2023-07-23 Some signed CoJ not visible to Local Offices

Date

Jul 23, 2023

Authors

@Reuben Roberts @Andy Dingley

Status

Done

Summary

Some CoJs signed in TIS Self-Service between the evening of 23rd July and the morning of 24th July were not correctly loaded into TIS, and hence not visible to Local Offices.

Impact

Local Offices saw some trainees as not having signed their CoJs when they had in fact signed them.

Non-technical Description

The connection between TIS Self-Service and TIS was broken intermittently 23-24 July 2023. As a result, the COJ signed in TIS Self-Service during that period were not loaded into TIS, which meant that several programme memberships did not have the correct COJ status in Admins UI and Tableau.


Trigger

  • RabbitMQ instability in the time period mentioned.


Detection


Resolution

  • Audit of CoJ’s signed during the period 23 - 24th July 2023 uncovered 10 that had not been processed correctly and received by TIS. These were manually resent and their correct processing verified.


Timeline

All times in BST unless indicated

  • Jul 23, 2023: ~23:50 - RabbitMQ instability begins within weekly maintenance window (10PM - Midnight UTC / 11PM - 1AM BST).

    Screenshot of table showing alert
  • Jul 24, 2023: 02:10 - Exceptions in services

  • Jul 24, 2023: ~16:15 - RabbitMQ instability ends. Some services (MySQL CDC, ESR Reconciliation) which would have added message load were paused while messages in the broker were consumed and/or cleared out.

  • Aug 4, 2023: 10:30 - Missing CoJ in TIS reported.

  • Aug 7, 2023: 16:24 - Audit of CoJ messages completed and missing CoJ resent to TIS.

Root Cause(s)

  • RabbitMQ became unstable due to resource limits being reached (memory, due to excessive messages being held and not processed).

  • TIS Self-Service code to submit messages to RabbitMQ did not check for successful processing.

  • CoJs were successfully saved within TIS Self-Service, but not received by TIS due to messaging failure.

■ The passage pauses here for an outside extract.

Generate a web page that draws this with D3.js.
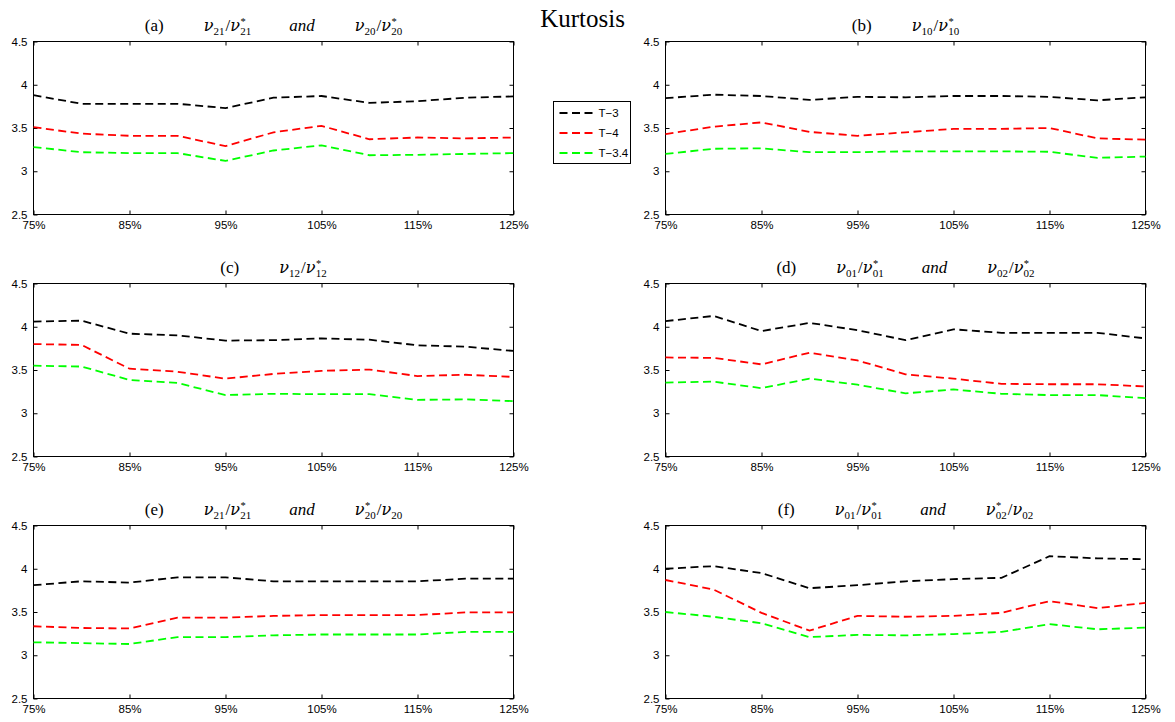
<!DOCTYPE html>
<html>
<head>
<meta charset="utf-8">
<script src="https://cdn.jsdelivr.net/npm/d3@7"></script>
<style>
  body { margin: 0; background: #fff; }
</style>
</head>
<body>
<script>
// x positions (percent) and axis ticks
const pct = [75, 80, 85, 90, 95, 100, 105, 110, 115, 120, 125];
const xTicks = [75, 85, 95, 105, 115, 125];
const yTicks = [2.5, 3, 3.5, 4, 4.5];

const seriesNames = ["T\u22123", "T\u22124", "T\u22123.4"];
const seriesColors = ["#000000", "#ff0000", "#00ff00"];

// (a)
const a_T3  = [3.88, 3.78, 3.78, 3.78, 3.73, 3.85, 3.87, 3.79, 3.81, 3.85, 3.865];
const a_T4  = [3.51, 3.435, 3.41, 3.41, 3.29, 3.45, 3.525, 3.37, 3.39, 3.38, 3.39];
const a_T34 = [3.28, 3.22, 3.21, 3.21, 3.12, 3.24, 3.30, 3.185, 3.19, 3.20, 3.21];
// (b)
const b_T3  = [3.845, 3.885, 3.87, 3.825, 3.86, 3.855, 3.87, 3.87, 3.86, 3.82, 3.855];
const b_T4  = [3.43, 3.515, 3.565, 3.455, 3.41, 3.45, 3.49, 3.49, 3.50, 3.38, 3.365];
const b_T34 = [3.20, 3.26, 3.265, 3.22, 3.22, 3.23, 3.23, 3.23, 3.225, 3.155, 3.17];
// (c)
const c_T3  = [4.06, 4.07, 3.92, 3.90, 3.84, 3.845, 3.865, 3.85, 3.785, 3.77, 3.72];
const c_T4  = [3.80, 3.79, 3.515, 3.48, 3.40, 3.455, 3.49, 3.505, 3.43, 3.445, 3.42];
const c_T34 = [3.55, 3.54, 3.385, 3.35, 3.21, 3.225, 3.22, 3.22, 3.155, 3.16, 3.14];
// (d)
const d_T3  = [4.065, 4.125, 3.95, 4.045, 3.96, 3.845, 3.97, 3.93, 3.93, 3.93, 3.865];
const d_T4  = [3.645, 3.64, 3.565, 3.70, 3.61, 3.45, 3.40, 3.34, 3.335, 3.335, 3.31];
const d_T34 = [3.355, 3.365, 3.29, 3.40, 3.33, 3.23, 3.275, 3.225, 3.21, 3.21, 3.175];
// (e)
const e_T3  = [3.81, 3.855, 3.84, 3.90, 3.90, 3.855, 3.855, 3.855, 3.855, 3.885, 3.885];
const e_T4  = [3.335, 3.315, 3.31, 3.435, 3.435, 3.455, 3.465, 3.465, 3.465, 3.495, 3.495];
const e_T34 = [3.15, 3.14, 3.13, 3.21, 3.21, 3.23, 3.24, 3.24, 3.24, 3.27, 3.27];
// (f)
const f_T3  = [4.0, 4.03, 3.95, 3.775, 3.81, 3.855, 3.88, 3.895, 4.145, 4.12, 4.11];
const f_T4  = [3.87, 3.76, 3.49, 3.285, 3.455, 3.445, 3.455, 3.49, 3.625, 3.545, 3.605];
const f_T34 = [3.50, 3.445, 3.37, 3.21, 3.235, 3.23, 3.245, 3.27, 3.36, 3.30, 3.32];

// panel titles: label + pieces (fractions nu_num / nu_den, star on one side)
const titles = [
  ["(a)", [{ num: "21", den: "21", star: "den" }, "and", { num: "20", den: "20", star: "den" }]],
  ["(b)", [{ num: "10", den: "10", star: "den" }]],
  ["(c)", [{ num: "12", den: "12", star: "den" }]],
  ["(d)", [{ num: "01", den: "01", star: "den" }, "and", { num: "02", den: "02", star: "den" }]],
  ["(e)", [{ num: "21", den: "21", star: "den" }, "and", { num: "20", den: "20", star: "num" }]],
  ["(f)", [{ num: "01", den: "01", star: "den" }, "and", { num: "02", den: "02", star: "num" }]]
];

const panelData = [
  [a_T3, a_T4, a_T34],
  [b_T3, b_T4, b_T34],
  [c_T3, c_T4, c_T34],
  [d_T3, d_T4, d_T34],
  [e_T3, e_T4, e_T34],
  [f_T3, f_T4, f_T34]
];

// layout
const colX = [33.5, 665.5], rowY = [41.5, 283.5, 525.5];
const pw = 480, ph = 173;
const sans = "'Liberation Sans', Arial, Helvetica, sans-serif";
const serif = "'Liberation Serif', 'Times New Roman', serif";
const mathSerif = "'DejaVu Serif', 'Liberation Serif', serif";

const svg = d3.select("body").append("svg")
    .attr("width", 1175)
    .attr("height", 722);

svg.append("text")
    .attr("x", 582.5).attr("y", 26.5)
    .attr("text-anchor", "middle")
    .style("font-family", serif)
    .style("font-size", "25px")
    .text("Kurtosis");

function drawTitle(sel, cx, cy, label, parts) {
  const t = sel.append("text")
      .attr("x", cx).attr("y", cy)
      .attr("text-anchor", "middle")
      .style("font-family", serif)
      .style("font-size", "17px");
  let cur = 0;
  const add = (str, off, size, italic, dx, fam) => {
    t.append("tspan")
        .attr("dx", dx || 0)
        .attr("dy", off - cur)
        .style("font-size", size + "px")
        .style("font-style", italic ? "italic" : "normal")
        .style("font-family", fam || serif)
        .text(str);
    cur = off;
  };
  const nu = (sub, star, gap) => {
    add("\u03bd", 0, 16, true, gap, mathSerif);
    if (star) {
      add("*", -6, 10.5, false, 0.5);
      add(sub, 4, 11, false, -5.5);
    } else {
      add(sub, 4, 11, false, 0);
    }
  };
  add(label, 0, 17, false, 0);
  parts.forEach(p => {
    if (typeof p === "string") {
      add(p, 0, 17, true, 38);
    } else {
      nu(p.num, p.star === "num", 40);
      add("/", 0, 17, false, 1);
      nu(p.den, p.star === "den", 0);
    }
  });
}

panelData.forEach((series, i) => {
  const px = colX[i % 2], py = rowY[Math.floor(i / 2)];
  const g = svg.append("g").attr("transform", `translate(${px},${py})`);

  const x = d3.scaleLinear().domain([75, 125]).range([0, pw]);
  const y = d3.scaleLinear().domain([2.5, 4.5]).range([ph, 0]);

  g.append("rect")
      .attr("width", pw).attr("height", ph)
      .attr("fill", "none").attr("stroke", "#000").attr("stroke-width", 1);

  // ticks pointing inward, labels on left and bottom only
  g.append("g")
      .call(d3.axisLeft(y).tickValues(yTicks).tickFormat(d3.format("")).tickSizeInner(-4).tickSizeOuter(0).tickPadding(6));
  g.append("g").attr("transform", `translate(0,${ph})`)
      .call(d3.axisBottom(x).tickValues(xTicks).tickFormat(d => d + "%").tickSizeInner(-4).tickSizeOuter(0).tickPadding(6));
  g.append("g").attr("transform", `translate(${pw},0)`)
      .call(d3.axisRight(y).tickValues(yTicks).tickFormat("").tickSizeInner(-4).tickSizeOuter(0));
  g.append("g")
      .call(d3.axisTop(x).tickValues(xTicks).tickFormat("").tickSizeInner(-4).tickSizeOuter(0));

  g.selectAll(".domain").remove();
  g.selectAll(".tick line").attr("stroke", "#000");
  g.selectAll(".tick text")
      .attr("fill", "#000")
      .style("font-family", sans)
      .style("font-size", "11.5px");

  const line = d3.line()
      .x((d, j) => x(pct[j]))
      .y(d => y(d));

  series.forEach((vals, k) => {
    g.append("path")
        .datum(vals)
        .attr("d", line)
        .attr("fill", "none")
        .attr("stroke", seriesColors[k])
        .attr("stroke-width", 1.8)
        .attr("stroke-dasharray", "8,4.5");
  });

  drawTitle(g, pw / 2, -11, titles[i][0], titles[i][1]);
});

// legend
const legend = svg.append("g").attr("transform", "translate(553.5,101.5)");
legend.append("rect")
    .attr("width", 77).attr("height", 62)
    .attr("fill", "#fff").attr("stroke", "#000").attr("stroke-width", 1);

seriesNames.forEach((name, k) => {
  const ly = 11.5 + 20 * k;
  legend.append("line")
      .attr("x1", 6).attr("x2", 41)
      .attr("y1", ly).attr("y2", ly)
      .attr("stroke", seriesColors[k])
      .attr("stroke-width", 1.8)
      .attr("stroke-dasharray", "8,4.5");
  legend.append("text")
      .attr("x", 45).attr("y", ly)
      .attr("dy", "0.35em")
      .style("font-family", sans)
      .style("font-size", "11.5px")
      .text(name);
});
</script>
</body>
</html>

  • The lack of alerting of the failures, or of the resulting data discrepancy, meant that we relied on user reports to become aware of the issue.


Action Items

Action Items

Owner

 

Action Items

Owner

 

CoJ audit to identify data discrepancies

@Reuben Roberts

DONE: https://hee-tis.atlassian.net/browse/TIS21-4923

Manual patch to restore data integrity

@Reuben Roberts

DONE: https://hee-tis.atlassian.net/browse/TIS21-4924

Improve TIS Self-Service messaging code to detect failures

@Reuben Roberts

IN PROGRESS: https://hee-tis.atlassian.net/browse/TIS21-4925

Add monitoring for idle queues (where messages are available, but not being consumed or without a listener)

@Joseph (Pepe) Kelly

TODO

Add monitoring for Rabbit broker health

@Joseph (Pepe) Kelly

https://hee-tis.atlassian.net/browse/TIS21-4929


Lessons Learned

  • We need to check and handle errors from ‘infrastructure’ more carefully

  • The lack of alerting on failures and/or automated data consistency checks meant we were not aware of the problem until notified by users, which is poor.